> **WORK TO DO**: Restate the full listing word for word and leave the pictures out.

-=-=-=-=-

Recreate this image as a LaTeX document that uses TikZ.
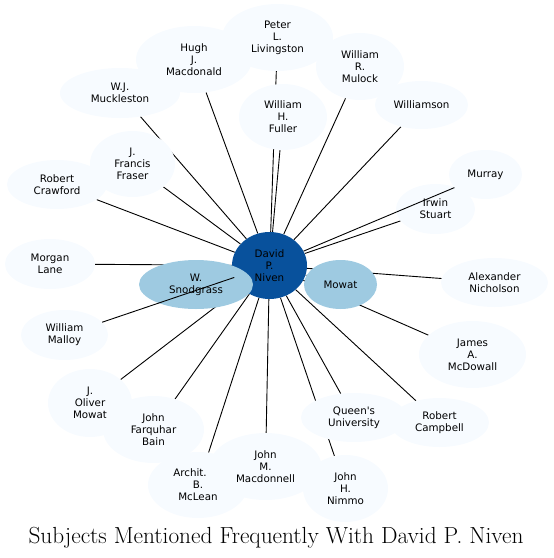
\documentclass[tikz,border=0pt]{standalone}
\usepackage{fontspec}
\newfontfamily\dv{DejaVu Sans}[Ligatures=TeXOff]
\usetikzlibrary{shapes.geometric,backgrounds}
\definecolor{leafc}{HTML}{F7FBFF}
\definecolor{midc}{HTML}{9ECAE1}
\definecolor{ctrc}{HTML}{08519C}
\tikzset{
  base/.style={ellipse, inner sep=0pt, align=center, text=black,
    font=\dv\fontsize{10.3}{12}\selectfont},
  leaf/.style={base, fill=leafc},
  midnode/.style={base, fill=midc},
  ctrnode/.style={base, fill=ctrc},
  sz/.style 2 args={minimum width=#1*2pt, minimum height=#2*2pt},
  link/.style={draw=black, line width=0.9pt},
}
\begin{document}
\begin{tikzpicture}[x=1pt,y=-1pt]
\useasboundingbox (0,0) rectangle (554,558);
% leaves
\node[leaf, sz={55.5}{33.5}] (liv) at (277.5,37.5) {Peter\\L.\\Livingston};
\node[leaf, sz={58}{33.5}] (hugh) at (194,59.5) {Hugh\\J.\\Macdonald};
\node[leaf, sz={44}{33.5}] (mulock) at (360,66.5) {William\\R.\\Mulock};
\node[leaf, sz={46.5}{24}] (williamson) at (421.5,105) {Williamson};
\node[leaf, sz={60}{25}] (muck) at (120,93) {W.J.\\Muckleston};
\node[leaf, sz={44}{33}] (fuller) at (283,117) {William\\H.\\Fuller};
\node[leaf, sz={42.5}{33}] (fraser) at (132.5,164) {J.\\Francis\\Fraser};
\node[leaf, sz={50}{24.5}] (crawford) at (57,184.5) {Robert\\Crawford};
\node[leaf, sz={36.5}{24.5}] (murray) at (485.5,174.5) {Murray};
\node[leaf, sz={39.5}{25}] (stuart) at (435.5,209) {Irwin\\Stuart};
\node[leaf, sz={45}{25}] (lane) at (50,264) {Morgan\\Lane};
\node[leaf, sz={53.5}{24.5}] (nich) at (494.5,282.5) {Alexander\\Nicholson};
\node[leaf, sz={43.5}{25}] (malloy) at (64.5,335) {William\\Malloy};
\node[leaf, sz={53.5}{33.5}] (mcdowall) at (472.5,354.5) {James\\A.\\McDowall};
\node[leaf, sz={42}{34}] (omowat) at (90,403) {J.\\Oliver\\Mowat};
\node[leaf, sz={50.5}{33.5}] (bain) at (153.5,429.5) {John\\Farquhar\\Bain};
\node[leaf, sz={53}{24.5}] (queens) at (354,417.5) {Queen's\\University};
\node[leaf, sz={49.5}{24.5}] (campbell) at (439.5,422.5) {Robert\\Campbell};
\node[leaf, sz={50}{33}] (mclean) at (198,485) {Archit.\hspace*{16pt}\\B.\\McLean};
\node[leaf, sz={56}{33.5}] (macdonnell) at (265.5,466.5) {John\\M.\\Macdonnell};
\node[leaf, sz={42.5}{33.5}] (nimmo) at (345.5,488.5) {John\\H.\\Nimmo};
% centre and second ring
\node[ctrnode, sz={37.5}{33.5}] (niven) at (269.5,265.5) {David\\P.\\Niven};
\node[midnode, sz={57}{24.5}] (snod) at (196,284.5) {W.\\Snodgrass};
\node[midnode, sz={36.5}{24.5}] (mowat) at (340.5,284.5) {Mowat};
% edges behind the nodes
\begin{scope}[on background layer]
\foreach \t in {liv,hugh,mulock,williamson,muck,fuller,fraser,crawford,
  stuart,lane,nich,mcdowall,omowat,bain,queens,campbell,mclean,
  macdonnell,nimmo,snod,mowat}
  \draw[link] (niven) -- (\t);
\end{scope}
% edges drawn over other nodes
\draw[link] (niven) -- (malloy);
\draw[link] (niven) -- (murray);
% title
\node[font=\fontsize{23.3}{28}\selectfont, anchor=base] (title) at (276,543)
  {Subjects Mentioned Frequently With David P. Niven};
\end{tikzpicture}
\end{document}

-=-=-=-=-

> **CORRECT ANSWER**:
Recreate this image as a LaTeX document that uses TikZ.
\documentclass[tikz,border=0pt]{standalone}
\usepackage{fontspec}
\newfontfamily\dv{DejaVu Sans}[Ligatures=TeXOff]
\usetikzlibrary{shapes.geometric,backgrounds}
\definecolor{leafc}{HTML}{F7FBFF}
\definecolor{midc}{HTML}{9ECAE1}
\definecolor{ctrc}{HTML}{08519C}
\tikzset{
  base/.style={ellipse, inner sep=0pt, align=center, text=black,
    font=\dv\fontsize{10.3}{12}\selectfont},
  leaf/.style={base, fill=leafc},
  midnode/.style={base, fill=midc},
  ctrnode/.style={base, fill=ctrc},
  sz/.style 2 args={minimum width=#1*2pt, minimum height=#2*2pt},
  link/.style={draw=black, line width=0.9pt},
}
\begin{document}
\begin{tikzpicture}[x=1pt,y=-1pt]
\useasboundingbox (0,0) rectangle (554,558);
% leaves
\node[leaf, sz={55.5}{33.5}] (liv) at (277.5,37.5) {Peter\\L.\\Livingston};
\node[leaf, sz={58}{33.5}] (hugh) at (194,59.5) {Hugh\\J.\\Macdonald};
\node[leaf, sz={44}{33.5}] (mulock) at (360,66.5) {William\\R.\\Mulock};
\node[leaf, sz={46.5}{24}] (williamson) at (421.5,105) {Williamson};
\node[leaf, sz={60}{25}] (muck) at (120,93) {W.J.\\Muckleston};
\node[leaf, sz={44}{33}] (fuller) at (283,117) {William\\H.\\Fuller};
\node[leaf, sz={42.5}{33}] (fraser) at (132.5,164) {J.\\Francis\\Fraser};
\node[leaf, sz={50}{24.5}] (crawford) at (57,184.5) {Robert\\Crawford};
\node[leaf, sz={36.5}{24.5}] (murray) at (485.5,174.5) {Murray};
\node[leaf, sz={39.5}{25}] (stuart) at (435.5,209) {Irwin\\Stuart};
\node[leaf, sz={45}{25}] (lane) at (50,264) {Morgan\\Lane};
\node[leaf, sz={53.5}{24.5}] (nich) at (494.5,282.5) {Alexander\\Nicholson};
\node[leaf, sz={43.5}{25}] (malloy) at (64.5,335) {William\\Malloy};
\node[leaf, sz={53.5}{33.5}] (mcdowall) at (472.5,354.5) {James\\A.\\McDowall};
\node[leaf, sz={42}{34}] (omowat) at (90,403) {J.\\Oliver\\Mowat};
\node[leaf, sz={50.5}{33.5}] (bain) at (153.5,429.5) {John\\Farquhar\\Bain};
\node[leaf, sz={53}{24.5}] (queens) at (354,417.5) {Queen's\\University};
\node[leaf, sz={49.5}{24.5}] (campbell) at (439.5,422.5) {Robert\\Campbell};
\node[leaf, sz={50}{33}] (mclean) at (198,485) {Archit.\hspace*{16pt}\\B.\\McLean};
\node[leaf, sz={56}{33.5}] (macdonnell) at (265.5,466.5) {John\\M.\\Macdonnell};
\node[leaf, sz={42.5}{33.5}] (nimmo) at (345.5,488.5) {John\\H.\\Nimmo};
% centre and second ring
\node[ctrnode, sz={37.5}{33.5}] (niven) at (269.5,265.5) {David\\P.\\Niven};
\node[midnode, sz={57}{24.5}] (snod) at (196,284.5) {W.\\Snodgrass};
\node[midnode, sz={36.5}{24.5}] (mowat) at (340.5,284.5) {Mowat};
% edges behind the nodes
\begin{scope}[on background layer]
\foreach \t in {liv,hugh,mulock,williamson,muck,fuller,fraser,crawford,
  stuart,lane,nich,mcdowall,omowat,bain,queens,campbell,mclean,
  macdonnell,nimmo,snod,mowat}
  \draw[link] (niven) -- (\t);
\end{scope}
% edges drawn over other nodes
\draw[link] (niven) -- (malloy);
\draw[link] (niven) -- (murray);
% title
\node[font=\fontsize{23.3}{28}\selectfont, anchor=base] (title) at (276,543)
  {Subjects Mentioned Frequently With David P. Niven};
\end{tikzpicture}
\end{document}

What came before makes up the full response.